Ostentar el poder de influir en los demás puede causar urticaria cuando vemos que alguien pueda usarlo en contra nuestra.
Por Jorge Mario Sarmiento Figueroa
Las letras colombianas están agitadas por un pleito de género. Y aunque es un asunto de tal índole que llegó a la Ciudad luz, parecería que ahora solo es protagonizado, abanderado, por el desencuentro de dos columnistas de un mismo medio de comunicación de Colombia: Catalina Ruiz-Navarro y Juan David Torres, ambos de El Espectador.
Para entrar de lleno al asunto copio en esta cháchara un párrafo tal cual fue expresado por Catalina Ruiz-Navarro en su defensa titulada Tocarles los huevos a los toros sagrados de la literatura, por la contra columna que le dedicó Juan David Torres en el mismo diario. «Creer que uno tiene el derecho y la autoridad para pontificar cuáles son los criterios de lectura correctos o quién lee bien y quién no es de una arrogancia epistemológica que solo puede nacer de la ceguera ante los privilegios propios».
Resulta que ambas plumas, Catalina Ruiz-Navarro y Juan David Torres, se engarzaron en una disputa que quisiéramos llamar intelectual pero que ya se va pareciendo más al ruido que provocan casi a diario en redes sociales y medios de comunicación los políticos de patio veintejuliero, empezando por el innombrable.

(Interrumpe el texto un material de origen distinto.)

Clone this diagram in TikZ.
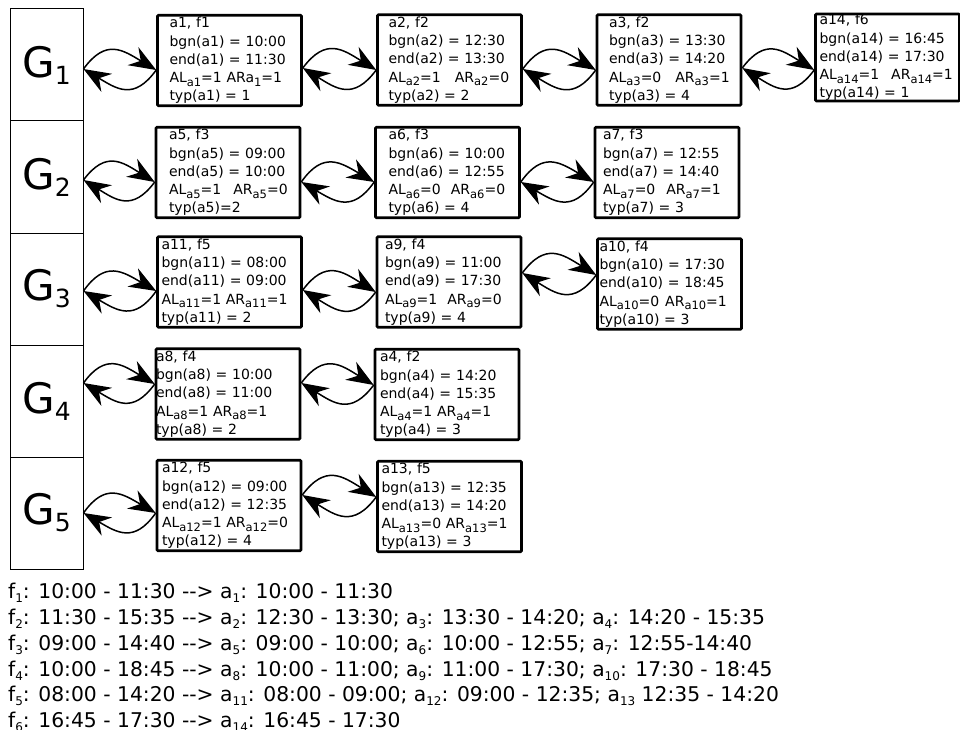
\documentclass[tikz,border=0pt]{standalone}
\usepackage{fontspec}
\newfontfamily\dejavu{DejaVu Sans}
\usetikzlibrary{arrows.meta}

\newcommand{\asub}[1]{\raisebox{-3.5pt}{\fontsize{11.5pt}{11.5pt}\selectfont #1}}
\newcommand{\lsub}[1]{\raisebox{-4pt}{\fontsize{12pt}{12pt}\selectfont #1}}
\newcommand{\gname}[1]{{\fontsize{42pt}{42pt}\selectfont G}\raisebox{-7pt}{\fontsize{25pt}{25pt}\selectfont #1}}

\tikzset{
  gcell/.style={draw, line width=1pt, minimum width=73pt, minimum height=112pt, inner sep=0pt, font=\dejavu},
  actbox/.style={draw, line width=2.6pt, rounded corners=1pt, minimum width=144pt, minimum height=90.5pt,
    inner xsep=0pt, inner ysep=0pt, text width=144pt, align=left, font=\dejavu\fontsize{14pt}{18.2pt}\selectfont,
    execute at begin node={\leftskip=#1\rightskip=0pt plus 1fil minus 25pt\relax}},
  actbox/.default=10pt,
  link/.style={line width=1.5pt, out=55, in=150, relative, looseness=1.35},
}

\begin{document}
\begin{tikzpicture}[x=1pt, y=-1pt, >={Stealth[length=27pt,width=21pt,inset=9pt]}]
        \useasboundingbox (0,0) rectangle (960,730);
        % groups
        \node[gcell] (g1) at (46.5,65) {\gname{1}};
        \node[gcell] (g2) at (46.5,177) {\gname{2}};
        \node[gcell] (g3) at (46.5,289) {\gname{3}};
        \node[gcell] (g4) at (46.5,401) {\gname{4}};
        \node[gcell] (g5) at (46.5,513) {\gname{5}};
        % activities
        \node[actbox=12pt] (a1) at (229.5,60.5) {a1, f1\\bgn(a1) = 10:00\\end(a1) = 11:30\\AL\asub{a1}=1 ARa\asub{1}=1\\typ(a1) = 1};
        \node[actbox=11pt] (a2) at (449.5,60) {a2, f2\\bgn(a2) = 12:30\\end(a2) = 13:30\\AL\asub{a2}=1\hspace{14pt}AR\asub{a2}=0\\typ(a2) = 2};
        \node[actbox=12pt] (a3) at (669,60) {a3, f2\\bgn(a3) = 13:30\\end(a3) = 14:20\\AL\asub{a3}=0\hspace{14pt}AR\asub{a3}=1\\typ(a3) = 4};
        \node[actbox=4pt, minimum height=87pt] (a14) at (887.5,57.5) {a14, f6\\bgn(a14) = 16:45\\end(a14) = 17:30\\AL\asub{a14}=1\hspace{12pt}AR\asub{a14}=1\\typ(a14) = 1};
        \node[actbox=13pt] (a5) at (228,172.5) {a5, f3\\bgn(a5) = 09:00\\end(a5) = 10:00\\AL\asub{a5}=1\hspace{12pt}AR\asub{a5}=0\\typ(a5)=2};
        \node[actbox=13pt] (a6) at (447.5,172.5) {a6, f3\\bgn(a6) = 10:00\\end(a6) = 12:55\\AL\asub{a6}=0\hspace{10pt}AR\asub{a6}=0\\typ(a6) = 4};
        \node[actbox=8pt] (a7) at (667,172.5) {a7, f3\\bgn(a7) = 12:55\\end(a7) = 14:40\\AL\asub{a7}=0\hspace{11pt}AR\asub{a7}=1\\typ(a7) = 3};
        \node[actbox=4pt] (a11) at (229.5,282) {a11, f5\\bgn(a11) = 08:00\\end(a11) = 09:00\\AL\asub{a11}=1 AR\asub{a11}=1\\typ(a11) = 2};
        \node[actbox=8pt] (a9) at (449,282) {a9, f4\\bgn(a9) = 11:00\\end(a9) = 17:30\\AL\asub{a9}=1\hspace{10pt}AR\asub{a9}=0\\typ(a9) = 4};
        \node[actbox=2pt] (a10) at (669.5,284) {a10, f4\\bgn(a10) = 17:30\\end(a10) = 18:45\\AL\asub{a10}=0\hspace{6pt}AR\asub{a10}=1\\typ(a10) = 3};
        \node[actbox=0pt] (a8) at (228,394) {a8, f4\\bgn(a8) = 10:00\\end(a8) = 11:00\\AL\asub{a8}=1 AR\asub{a8}=1\\typ(a8) = 2};
        \node[actbox=5pt] (a4) at (447,394.5) {a4, f2\\bgn(a4) = 14:20\\end(a4) = 15:35\\AL\asub{a4}=1 AR\asub{a4}=1\\typ(a4) = 3};
        \node[actbox=5pt] (a12) at (229,505.5) {a12, f5\\bgn(a12) = 09:00\\end(a12) = 12:35\\AL\asub{a12}=1 AR\asub{a12}=0\\typ(a12) = 4};
        \node[actbox=4pt] (a13) at (449.5,506.5) {a13, f5\\bgn(a13) = 12:35\\end(a13) = 14:20\\AL\asub{a13}=0 AR\asub{a13}=1\\typ(a13) = 3};
        % links, one pair per neighbour
        \draw[->, link] ([yshift=-4pt]g1.east) to ([yshift=-9.5pt]a1.west);
        \draw[->, link] ([yshift=-9.5pt]a1.west) to ([yshift=-4pt]g1.east);
        \draw[->, link] ([yshift=-7.5pt]a1.east) to ([yshift=-10pt]a2.west);
        \draw[->, link] ([yshift=-10pt]a2.west) to ([yshift=-7.5pt]a1.east);
        \draw[->, link] ([yshift=-9pt]a2.east) to ([yshift=-10pt]a3.west);
        \draw[->, link] ([yshift=-10pt]a3.west) to ([yshift=-9pt]a2.east);
        \draw[->, link] ([yshift=-8pt]a3.east) to ([yshift=-12.5pt]a14.west);
        \draw[->, link] ([yshift=-12.5pt]a14.west) to ([yshift=-8pt]a3.east);
        \draw[->, link] ([yshift=-3pt]g2.east) to ([yshift=-9.5pt]a5.west);
        \draw[->, link] ([yshift=-9.5pt]a5.west) to ([yshift=-3pt]g2.east);
        \draw[->, link] ([yshift=-9.5pt]a5.east) to ([yshift=-9.5pt]a6.west);
        \draw[->, link] ([yshift=-9.5pt]a6.west) to ([yshift=-9.5pt]a5.east);
        \draw[->, link] ([yshift=-9.5pt]a6.east) to ([yshift=-9.5pt]a7.west);
        \draw[->, link] ([yshift=-9.5pt]a7.west) to ([yshift=-9.5pt]a6.east);
        \draw[->, link] ([yshift=-2pt]g3.east) to ([yshift=-9pt]a11.west);
        \draw[->, link] ([yshift=-9pt]a11.west) to ([yshift=-2pt]g3.east);
        \draw[->, link] ([yshift=-8pt]a11.east) to ([yshift=-10pt]a9.west);
        \draw[->, link] ([yshift=-10pt]a9.west) to ([yshift=-8pt]a11.east);
        \draw[->, link] ([yshift=9pt]a9.east) to ([yshift=9pt]a10.west);
        \draw[->, link] ([yshift=9pt]a10.west) to ([yshift=9pt]a9.east);
        \draw[->, link] ([yshift=18pt]g4.east) to ([yshift=10pt]a8.west);
        \draw[->, link] ([yshift=10pt]a8.west) to ([yshift=18pt]g4.east);
        \draw[->, link] ([yshift=11pt]a8.east) to ([yshift=9.5pt]a4.west);
        \draw[->, link] ([yshift=9.5pt]a4.west) to ([yshift=11pt]a8.east);
        \draw[->, link] (g5.east) to ([yshift=-7.5pt]a12.west);
        \draw[->, link] ([yshift=-7.5pt]a12.west) to (g5.east);
        \draw[->, link] ([yshift=10.5pt]a12.east) to ([yshift=9.5pt]a13.west);
        \draw[->, link] ([yshift=9.5pt]a13.west) to ([yshift=10.5pt]a12.east);
        % flights and their activities
        \node[anchor=north west, inner sep=0pt, align=left, font=\dejavu\fontsize{20.3pt}{25.8pt}\selectfont] (flist) at (8,583) {%
          f\lsub{1}: 10:00 - 11:30 --> a\lsub{1}: 10:00 - 11:30\\
          f\lsub{2}: 11:30 - 15:35 --> a\lsub{2}: 12:30 - 13:30; a\lsub{3}: 13:30 - 14:20; a\lsub{4}: 14:20 - 15:35\\
          f\lsub{3}: 09:00 - 14:40 --> a\lsub{5}: 09:00 - 10:00; a\lsub{6}: 10:00 - 12:55; a\lsub{7}: 12:55-14:40\\
          f\lsub{4}: 10:00 - 18:45 --> a\lsub{8}: 10:00 - 11:00; a\lsub{9}: 11:00 - 17:30; a\lsub{10}: 17:30 - 18:45\\
          f\lsub{5}: 08:00 - 14:20 --> a\lsub{11}: 08:00 - 09:00; a\lsub{12}: 09:00 - 12:35; a\lsub{13} 12:35 - 14:20\\
          f\lsub{6}: 16:45 - 17:30 --> a\lsub{14}: 16:45 - 17:30};
\end{tikzpicture}
\end{document}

Copié el párrafo de Catalina Ruiz-Navarro sobre lo que ella enuncia como criterios de lectura, porque me acordaba ahora que todo esto empezó con que había un evento de literatura en Francia para el que dicho país solo seleccionó para representación de Colombia a escritores (hombres) y a ninguna escritora. Esa decisión generó de inmediato una reacción masiva del género femenino -y de varios hombres también- contra el ministerio de Cultura de Colombia. Pero lo que empezó con una reflexión intelectual y filosófica que situaba al país en una loable madurez sobre el deseado nivel de equidad, pronto fue tornándose visceral, apasionado, hasta el punto que si uno entra a las redes sociales ve árbitros, amazonas, porristas, gladiadores y a veces en alguno de los encontrones hasta llaman al Esmad. Como el cangrejo, por «criterios de lectura» y el miedo a ser criticados (o criticadas), las buenas intenciones terminaron echando para atrás los pasos hacia adelante.
Al menos los alaridos no han terminado de sepultar el precedente de que Colombia tiene muy buena representación de escritoras que alzan la voz con su obra. El sello de su accionar es que ellas firmaron una carta que por sí sola logró resonancia nacional e internacional sin que ninguna haya necesitado afirmar su valía en las costuras de género que le ven a los escritores masculinos. Su valor no lo sustentaron en que sean mejores escritoras que los escritores, ni que sus obras sean gemas de la perfección en comparación con el infierno construido por los autores hombres. Para ellas el meollo reside en que un país, una sociedad, una civilización, es el resultado de la equitativa diversidad, de las múltiples visiones. En literatura lo demuestran sus libros.
Catalina Ruiz-Navarro y Juan David Torres llevan ya dos columnas seguidas cada uno en un extraño universo donde las peloteras se resuelven según el tamaño de los huevos y las tetillas. Si de esa perorata logran sacar una canción, podemos llamar a Bomba Stereo para que les haga una presentación como la que la banda hizo en los Grammy Latino, aunque tampoco a ellos les gustó que los criticaran, porque parece que en Macondo nadie salvo los Buendía pueden decir: Soy yo.